To allow Bufstream to look up schemas using these IDs, add your Buf Schema Registry instance (or any other Confluent API-compatible schema registry) to its data enforcement configuration:
Schema registry options are documented in the reference page for bufstream.yaml. Helm syntax is identical.
Add a policy#
Bufstream data enforcement policies control actions taken on a record's keys and values. Because policies use schemas, all policies must be associated with a configured schema registry. By default, policies apply to all topics, but topic-specific policies are supported.

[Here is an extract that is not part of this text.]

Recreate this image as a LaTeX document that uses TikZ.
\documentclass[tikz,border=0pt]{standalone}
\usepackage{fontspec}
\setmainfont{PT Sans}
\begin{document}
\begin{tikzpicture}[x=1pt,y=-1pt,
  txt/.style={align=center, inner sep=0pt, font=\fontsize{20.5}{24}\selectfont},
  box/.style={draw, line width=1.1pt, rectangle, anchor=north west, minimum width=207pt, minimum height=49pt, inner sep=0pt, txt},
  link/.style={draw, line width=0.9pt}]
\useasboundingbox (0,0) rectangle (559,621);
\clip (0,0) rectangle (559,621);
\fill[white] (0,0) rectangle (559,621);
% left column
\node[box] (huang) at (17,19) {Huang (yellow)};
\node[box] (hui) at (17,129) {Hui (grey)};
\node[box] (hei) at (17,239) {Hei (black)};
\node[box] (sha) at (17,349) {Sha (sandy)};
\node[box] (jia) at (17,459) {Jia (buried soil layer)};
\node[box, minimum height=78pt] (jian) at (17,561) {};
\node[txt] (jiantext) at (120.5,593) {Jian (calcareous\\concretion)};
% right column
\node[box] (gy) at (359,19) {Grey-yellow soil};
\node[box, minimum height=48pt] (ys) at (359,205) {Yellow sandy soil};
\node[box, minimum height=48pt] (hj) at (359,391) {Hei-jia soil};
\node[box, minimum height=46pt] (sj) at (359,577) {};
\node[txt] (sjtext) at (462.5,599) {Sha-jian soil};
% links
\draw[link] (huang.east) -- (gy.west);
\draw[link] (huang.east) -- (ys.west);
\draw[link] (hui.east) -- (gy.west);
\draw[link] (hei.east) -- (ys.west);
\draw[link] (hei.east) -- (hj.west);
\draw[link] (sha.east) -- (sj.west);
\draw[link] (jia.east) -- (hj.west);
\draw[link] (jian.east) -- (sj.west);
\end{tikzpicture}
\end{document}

To add a policy enforcing semantic validation, add at least one produce
policy to Bufstream's data enforcement configuration. The following example shows a produce
policy that:
- Automatically envelopes any message values not already in the Confluent wire format, allowing their contents to be parsed and validated against the latest revision of the topic's schema.

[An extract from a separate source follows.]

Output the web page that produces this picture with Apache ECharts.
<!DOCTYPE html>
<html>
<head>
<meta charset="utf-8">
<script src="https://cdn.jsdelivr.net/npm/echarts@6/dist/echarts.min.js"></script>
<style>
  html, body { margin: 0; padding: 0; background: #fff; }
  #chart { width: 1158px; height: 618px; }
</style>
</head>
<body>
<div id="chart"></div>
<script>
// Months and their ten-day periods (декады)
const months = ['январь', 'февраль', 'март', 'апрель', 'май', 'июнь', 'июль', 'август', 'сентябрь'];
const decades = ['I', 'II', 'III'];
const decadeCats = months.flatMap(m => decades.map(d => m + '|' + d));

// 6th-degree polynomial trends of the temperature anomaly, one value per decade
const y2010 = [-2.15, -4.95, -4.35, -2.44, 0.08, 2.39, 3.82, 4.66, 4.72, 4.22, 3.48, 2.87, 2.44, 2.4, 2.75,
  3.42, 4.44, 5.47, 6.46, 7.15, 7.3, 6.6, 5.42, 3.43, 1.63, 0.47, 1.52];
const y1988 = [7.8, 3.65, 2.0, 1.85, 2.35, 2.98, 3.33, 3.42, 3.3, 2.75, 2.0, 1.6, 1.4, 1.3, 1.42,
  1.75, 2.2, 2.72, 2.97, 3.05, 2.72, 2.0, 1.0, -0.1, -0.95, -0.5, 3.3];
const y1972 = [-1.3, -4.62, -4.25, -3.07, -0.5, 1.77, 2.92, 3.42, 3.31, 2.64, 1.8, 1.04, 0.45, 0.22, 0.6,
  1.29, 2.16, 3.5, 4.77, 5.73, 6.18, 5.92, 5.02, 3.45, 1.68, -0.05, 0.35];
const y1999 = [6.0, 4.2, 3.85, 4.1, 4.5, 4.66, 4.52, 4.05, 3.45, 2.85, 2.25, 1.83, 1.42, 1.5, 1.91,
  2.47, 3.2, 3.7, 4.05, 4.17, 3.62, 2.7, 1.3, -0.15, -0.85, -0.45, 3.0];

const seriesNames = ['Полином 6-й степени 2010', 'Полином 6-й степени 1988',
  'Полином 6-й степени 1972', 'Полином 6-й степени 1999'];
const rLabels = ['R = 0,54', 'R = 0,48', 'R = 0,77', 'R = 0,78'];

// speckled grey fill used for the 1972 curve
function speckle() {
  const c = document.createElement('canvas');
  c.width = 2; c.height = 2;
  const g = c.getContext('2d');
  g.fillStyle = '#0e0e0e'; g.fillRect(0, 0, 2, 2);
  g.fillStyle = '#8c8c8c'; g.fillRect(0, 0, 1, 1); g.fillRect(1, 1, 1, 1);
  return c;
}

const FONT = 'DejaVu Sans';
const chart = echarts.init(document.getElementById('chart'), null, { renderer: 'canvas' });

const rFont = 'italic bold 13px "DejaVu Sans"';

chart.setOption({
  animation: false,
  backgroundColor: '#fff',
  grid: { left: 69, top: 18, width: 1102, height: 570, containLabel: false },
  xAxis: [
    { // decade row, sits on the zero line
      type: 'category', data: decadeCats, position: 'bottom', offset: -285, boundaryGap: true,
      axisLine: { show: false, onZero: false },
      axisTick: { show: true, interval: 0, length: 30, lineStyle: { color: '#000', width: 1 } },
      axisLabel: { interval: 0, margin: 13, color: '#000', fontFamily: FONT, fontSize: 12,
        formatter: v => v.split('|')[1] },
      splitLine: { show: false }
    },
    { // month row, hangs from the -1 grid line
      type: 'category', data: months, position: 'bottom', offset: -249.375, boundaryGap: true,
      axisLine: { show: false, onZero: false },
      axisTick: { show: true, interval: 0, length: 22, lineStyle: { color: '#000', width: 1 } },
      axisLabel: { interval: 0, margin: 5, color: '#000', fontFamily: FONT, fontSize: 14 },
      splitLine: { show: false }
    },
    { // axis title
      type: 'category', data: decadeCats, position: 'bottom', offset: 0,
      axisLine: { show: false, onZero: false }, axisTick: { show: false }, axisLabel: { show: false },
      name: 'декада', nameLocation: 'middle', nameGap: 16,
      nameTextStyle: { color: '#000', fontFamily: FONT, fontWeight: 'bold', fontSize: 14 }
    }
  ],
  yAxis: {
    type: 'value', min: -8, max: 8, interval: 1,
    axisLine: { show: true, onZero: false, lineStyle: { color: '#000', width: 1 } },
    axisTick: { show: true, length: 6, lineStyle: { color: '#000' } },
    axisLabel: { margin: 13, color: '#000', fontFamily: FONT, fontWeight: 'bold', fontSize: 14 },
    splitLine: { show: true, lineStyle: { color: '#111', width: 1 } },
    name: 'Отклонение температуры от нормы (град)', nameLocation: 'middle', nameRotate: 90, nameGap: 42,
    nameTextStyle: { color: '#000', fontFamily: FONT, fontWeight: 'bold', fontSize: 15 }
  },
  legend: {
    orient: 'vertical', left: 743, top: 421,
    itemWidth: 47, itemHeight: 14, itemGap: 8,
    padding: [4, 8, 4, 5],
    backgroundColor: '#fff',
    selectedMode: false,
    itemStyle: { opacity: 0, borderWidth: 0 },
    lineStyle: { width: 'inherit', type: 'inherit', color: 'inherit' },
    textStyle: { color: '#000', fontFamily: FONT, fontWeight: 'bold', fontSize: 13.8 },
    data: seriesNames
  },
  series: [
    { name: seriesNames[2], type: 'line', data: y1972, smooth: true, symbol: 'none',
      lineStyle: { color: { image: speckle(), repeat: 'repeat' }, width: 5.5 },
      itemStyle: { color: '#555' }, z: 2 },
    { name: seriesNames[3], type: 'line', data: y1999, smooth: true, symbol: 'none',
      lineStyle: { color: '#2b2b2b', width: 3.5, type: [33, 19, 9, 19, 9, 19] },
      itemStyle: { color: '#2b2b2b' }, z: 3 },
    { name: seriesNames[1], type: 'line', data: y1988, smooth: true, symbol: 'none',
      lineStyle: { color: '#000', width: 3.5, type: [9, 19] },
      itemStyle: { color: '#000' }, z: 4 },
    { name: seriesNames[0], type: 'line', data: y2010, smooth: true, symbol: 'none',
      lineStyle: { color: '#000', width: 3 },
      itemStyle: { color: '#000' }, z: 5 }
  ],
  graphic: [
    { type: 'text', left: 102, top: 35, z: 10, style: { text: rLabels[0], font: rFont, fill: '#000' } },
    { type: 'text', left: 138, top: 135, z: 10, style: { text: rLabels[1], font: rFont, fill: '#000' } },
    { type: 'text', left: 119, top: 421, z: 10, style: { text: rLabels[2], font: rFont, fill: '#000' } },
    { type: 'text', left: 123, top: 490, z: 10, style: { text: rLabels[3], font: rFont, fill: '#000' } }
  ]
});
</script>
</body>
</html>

- Rejects any batch of messages containing a malformed value, returning a produce exception to the client.
- Rejects any batch of messages containing a value failing semantic validation rules, returning a produce exception to the client.
With this configuration, Bufstream only accepts well-formed, semantically valid messages.
Policy options are documented in the reference page for bufstream.yaml. Helm syntax is identical.
Common policy configurations#
Topic-specific policies#
For finer-grained control, Bufstream supports topic-specific policies. Only the first policy that matches a given request takes effect. This configuration snippet shows how to configure a policy for a specific topic.
produce:
# Only apply this policy to "my-topic"
- topics: { equal: "my-topic" }
schema_registry: csr
values:
# Automatically envelope messages.
coerce: true
# Reject messages that do not match the topic's schema.
on_parse_error: REJECT_BATCH
# Reject messages failing semantic validation.
validation:
on_error: REJECT_BATCH
These options are documented in the reference page for bufstream.yaml. Helm syntax is identical.